On 3/05/2017 12:25, Sandro Hawke wrote:
>
>
> On 05/02/2017 08:54 PM, Holger Knublauch wrote:
>>
>>
>> On 3/05/2017 10:42, Irene Polikoff wrote:
>>> I think the main issue here is one of timing.
>>>
>>> If we are to make the change Peter is asking for, we will need to 
>>> re-do the CR. I don’t know how quickly this could happen. I assume 
>>> this means another transition meeting? Then, there will be a need 
>>> for updates to implementations, new tests, etc.
>>>
>
> If it's just a change to clarify, including to state something 
> explicitly that was implicit before, that wouldn't generally need a 
> new CR.
>
> I can't claim to understand this issue, but it seems reasonable to 
> assume all uses of the rdf list vocabulary in a shapes graph would be 
> in well-formed lists, ie what you can get with Turtle's "collections" 
> syntax; that is, (a b c).  If that's been the assumption, then I think 
> we could make that explicit without needing a new CR.

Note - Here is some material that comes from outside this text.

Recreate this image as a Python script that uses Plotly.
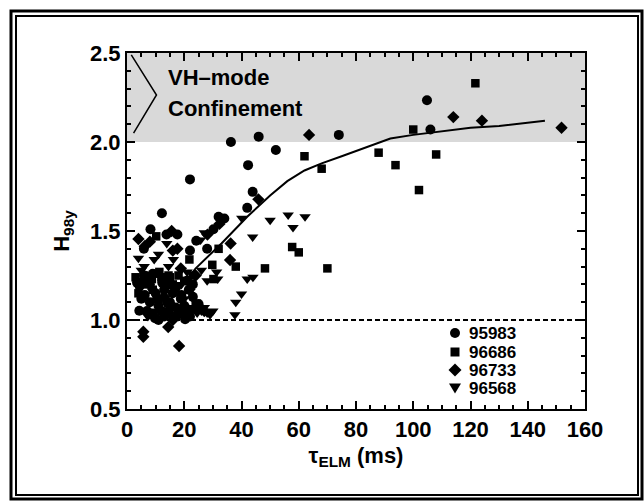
import plotly.graph_objects as go

# ---- data ----
c_x = [36.3, 46, 52, 42.3, 22, 43.9, 42, 12.2, 32, 34, 74, 104.8, 106, 8.2, 13.8, 17.6, 24.2, 22, 5.9, 28,
       4.4, 6.2, 8, 4.3, 9.8, 14.5, 18.2, 20.3, 18.8, 21.6, 23, 16, 12.3, 9, 30.2, 7, 11, 15, 19, 3.5,
       26, 25, 13, 10.5, 17, 22,
       6, 8, 10, 12, 14, 16, 20, 22, 24, 5, 7, 11, 13, 17, 19, 21, 23, 9, 15]
c_y = [2.0, 2.03, 1.955, 1.87, 1.79, 1.72, 1.63, 1.60, 1.58, 1.57, 2.04, 2.235, 2.07, 1.51, 1.48, 1.48, 1.445, 1.39, 1.40, 1.40,
       1.19, 1.14, 1.10, 1.052, 1.01, 1.05, 1.05, 1.004, 1.12, 1.17, 1.13, 1.15, 1.21, 1.26, 1.51, 1.22, 1.08, 1.10, 1.04, 1.21,
       1.06, 1.09, 1.02, 1.12, 1.18, 1.056,
       1.25, 1.20, 1.15, 1.05, 1.10, 1.02, 1.08, 1.02, 1.06, 1.12, 1.05, 1.00, 1.17, 1.07, 1.14, 1.22, 1.20, 1.03, 1.20]

s_x = [121.7, 100, 108, 87.9, 93.8, 102, 62, 68, 57.7, 60, 70, 48.2, 38, 32, 29.8, 30.2, 10.2, 21.8,
       3, 5.9, 8.7, 14.5, 11.3, 6, 16, 24, 9, 13, 4,
       7, 10, 12, 18, 20, 4.5, 15, 23]
s_y = [2.33, 2.07, 1.93, 1.94, 1.87, 1.73, 1.92, 1.85, 1.41, 1.38, 1.29, 1.29, 1.30, 1.40, 1.31, 1.23, 1.47, 1.34,
       1.24, 1.25, 1.23, 1.25, 1.27, 1.20, 1.20, 1.08, 1.17, 1.22, 1.15,
       1.24, 1.26, 1.24, 1.25, 1.22, 1.21, 1.24, 1.25]

d_x = [151.8, 114, 124, 63.6, 45.9, 36.2, 36, 32.3, 28.1, 24, 4, 6.2, 16, 17.6, 15.6, 5.7, 5.7, 18.2,
       14.4, 16, 21, 27, 13, 18.8, 8, 11, 20]
d_y = [2.08, 2.14, 2.12, 2.04, 1.678, 1.43, 1.337, 1.54, 1.48, 1.25, 1.455, 1.415, 1.39, 1.40, 1.50, 0.934, 0.906, 0.854,
       0.96, 1.0, 1.05, 1.05, 1.13, 1.29, 1.44, 1.12, 1.08]

t_x = [40.1, 50, 56.3, 62.2, 58, 43.9, 44, 42, 40, 38, 37.7, 27, 25.7, 13.9, 9.5, 4, 26, 31.3, 31.7, 28,
       30, 24.5, 23, 7.3, 14.5, 16.2, 18.8, 21, 11, 6, 13, 19, 9,
       8, 12, 16, 20, 24, 26, 28, 5, 10, 18, 22, 27, 29]
t_y = [1.571, 1.56, 1.59, 1.58, 1.52, 1.466, 1.24, 1.23, 1.146, 1.10, 1.03, 1.49, 1.45, 1.43, 1.34, 1.347, 1.28, 1.27, 1.23, 1.04,
       1.05, 1.04, 1.07, 1.02, 1.30, 1.34, 1.28, 1.27, 1.37, 1.30, 1.25, 1.20, 1.16,
       1.22, 1.12, 1.08, 1.12, 1.10, 1.05, 1.22, 1.28, 1.05, 1.02, 1.16, 1.07, 1.03]

fit_x = [13, 18, 24, 33, 42, 50, 56, 62, 68, 75, 85, 92, 100, 110, 120, 130, 140, 146]
fit_y = [1.07, 1.17, 1.29, 1.43, 1.58, 1.70, 1.78, 1.84, 1.88, 1.92, 1.98, 2.02, 2.04, 2.06, 2.08, 2.09, 2.11, 2.12]

chev_x = [1.5, 10.3, 2.3]
chev_y = [2.49, 2.264, 2.05]

series_names = ["95983", "96686", "96733", "96568"]
x_ticks = [0, 20, 40, 60, 80, 100, 120, 140, 160]
y_ticks = [0.5, 1.0, 1.5, 2.0, 2.5]

FONT = "Liberation Sans, Arial, sans-serif"

fig = go.Figure()

fig.add_trace(go.Scatter(x=fit_x, y=fit_y, mode="lines", line=dict(color="black", width=2),
                         showlegend=False, hoverinfo="skip"))
fig.add_trace(go.Scatter(x=chev_x, y=chev_y, mode="lines", line=dict(color="black", width=1.5),
                         showlegend=False, hoverinfo="skip"))

mk = dict(color="black", line=dict(width=0))
fig.add_trace(go.Scatter(x=c_x, y=c_y, mode="markers", name=series_names[0],
                         marker=dict(symbol="circle", size=10, **mk)))
fig.add_trace(go.Scatter(x=s_x, y=s_y, mode="markers", name=series_names[1],
                         marker=dict(symbol="square", size=8.5, **mk)))
fig.add_trace(go.Scatter(x=d_x, y=d_y, mode="markers", name=series_names[2],
                         marker=dict(symbol="diamond", size=9.5, **mk)))
fig.add_trace(go.Scatter(x=t_x, y=t_y, mode="markers", name=series_names[3],
                         marker=dict(symbol="triangle-down", size=10, **mk)))

W, H = 644, 503
L, R, T, B = 127, 59, 53, 94
pw, ph = W - L - R, H - T - B

def px(x):
    return (x - L) / pw

def py(y):
    return (H - B - y) / ph

shapes = [
    dict(type="rect", xref="x", yref="y", x0=0, x1=160, y0=2.0, y1=2.5,
         fillcolor="#d9d9d9", line=dict(width=0), layer="below"),
    dict(type="line", xref="x", yref="y", x0=0, x1=160, y0=1.0, y1=1.0,
         line=dict(color="black", width=2, dash="5px,3px"), layer="below"),
    dict(type="rect", xref="paper", yref="paper", x0=px(11), x1=px(642), y0=py(11), y1=py(499),
         line=dict(color="black", width=3)),
    dict(type="rect", xref="paper", yref="paper", x0=px(16), x1=px(638), y0=py(16), y1=py(495),
         line=dict(color="black", width=2)),
]

# manual legend (symbols as shapes, labels as text)
lg_x = 455
lg_rows = [333, 352, 370, 388]
blk = dict(fillcolor="black", line=dict(width=0), xref="paper", yref="paper")
cy = lg_rows[0]
shapes.append(dict(type="circle", x0=px(lg_x - 5), x1=px(lg_x + 5), y0=py(cy + 5), y1=py(cy - 5), **blk))
cy = lg_rows[1]
shapes.append(dict(type="rect", x0=px(lg_x - 4.5), x1=px(lg_x + 4.5), y0=py(cy + 4.5), y1=py(cy - 4.5), **blk))
cy = lg_rows[2]
shapes.append(dict(type="path", path=f"M {px(lg_x)} {py(cy-6.5)} L {px(lg_x+6.5)} {py(cy)} L {px(lg_x)} {py(cy+6.5)} L {px(lg_x-6.5)} {py(cy)} Z", **blk))
cy = lg_rows[3]
shapes.append(dict(type="path", path=f"M {px(lg_x-6)} {py(cy-4.5)} L {px(lg_x+6)} {py(cy-4.5)} L {px(lg_x)} {py(cy+5.5)} Z", **blk))

annotations = [
    dict(x=13.6, y=2.36, xref="x", yref="y", text="VH\u2013mode", showarrow=False, xanchor="left",
         font=dict(family=FONT, size=22, color="black", weight="bold")),
    dict(x=13.6, y=2.19, xref="x", yref="y", text="Confinement", showarrow=False, xanchor="left",
         font=dict(family=FONT, size=22, color="black", weight="bold")),
]
for name, row in zip(series_names, lg_rows):
    annotations.append(dict(x=px(468), y=py(row), xref="paper", yref="paper", text=name, showarrow=False,
                            xanchor="left", yanchor="middle", borderpad=0,
                            font=dict(family=FONT, size=17, color="black", weight="bold")))

axis_common = dict(showline=True, linecolor="black", linewidth=2, mirror="allticks",
                   ticks="inside", ticklen=8, tickwidth=1.5, tickcolor="black",
                   showgrid=False, zeroline=False,
                   tickfont=dict(family=FONT, size=22, color="black", weight="bold"))

fig.update_layout(
    width=W, height=H,
    margin=dict(l=L, r=R, t=T, b=B),
    paper_bgcolor="white", plot_bgcolor="white",
    shapes=shapes, annotations=annotations,
    showlegend=False,
    xaxis=dict(range=[0, 160], tickvals=x_ticks,
               minor=dict(dtick=5, ticks="inside", ticklen=4, tickwidth=1.5, tickcolor="black"),
               title=dict(text="\u03c4<sub>ELM</sub> (ms)", standoff=6,
                          font=dict(family=FONT, size=22, color="black", weight="bold")),
               **axis_common),
    yaxis=dict(range=[0.5, 2.5], tickvals=y_ticks, tickformat=".1f",
               minor=dict(dtick=0.1, ticks="inside", ticklen=4, tickwidth=1.5, tickcolor="black"),
               title=dict(text="H<sub>98y</sub>", standoff=14,
                          font=dict(family=FONT, size=22, color="black", weight="bold")),
               **axis_common),
)

fig.write_html("out.html")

No, the SHACL spec is well-behaved and well-defined on this issue, even 
includes its own definition of well-formed lists (aka SHACL lists). The 
"issue" that is raised here is that the RDF nodes of such lists may have 
other triples (such as an rdfs:comment or, as shown, sh:inversePath) and 
then a human reader may get confused about what is being meant, or an 
implementation reveals a programming error and accidentally interprets 
this as an inverse path. But programming errors are now excluded because 
this scenario is covered by two test cases. And for human 
misunderstandings, well there is any number of similar examples that 
someone mean could construct to mislead humans. Yet the chances of ever 
seeing such a scenario outside of the sometimes bizarre world of W3C 
processes is extremely small.

>   (Sadly, the definition of well-formed list didn't quite make it into 
> RDF 1.1 "as the WG is out of time".  See 
> https://www.w3.org/2011/rdf-wg/track/issues/102. If you read the last 
> email on the topic there, you'll see why we ran out of time.)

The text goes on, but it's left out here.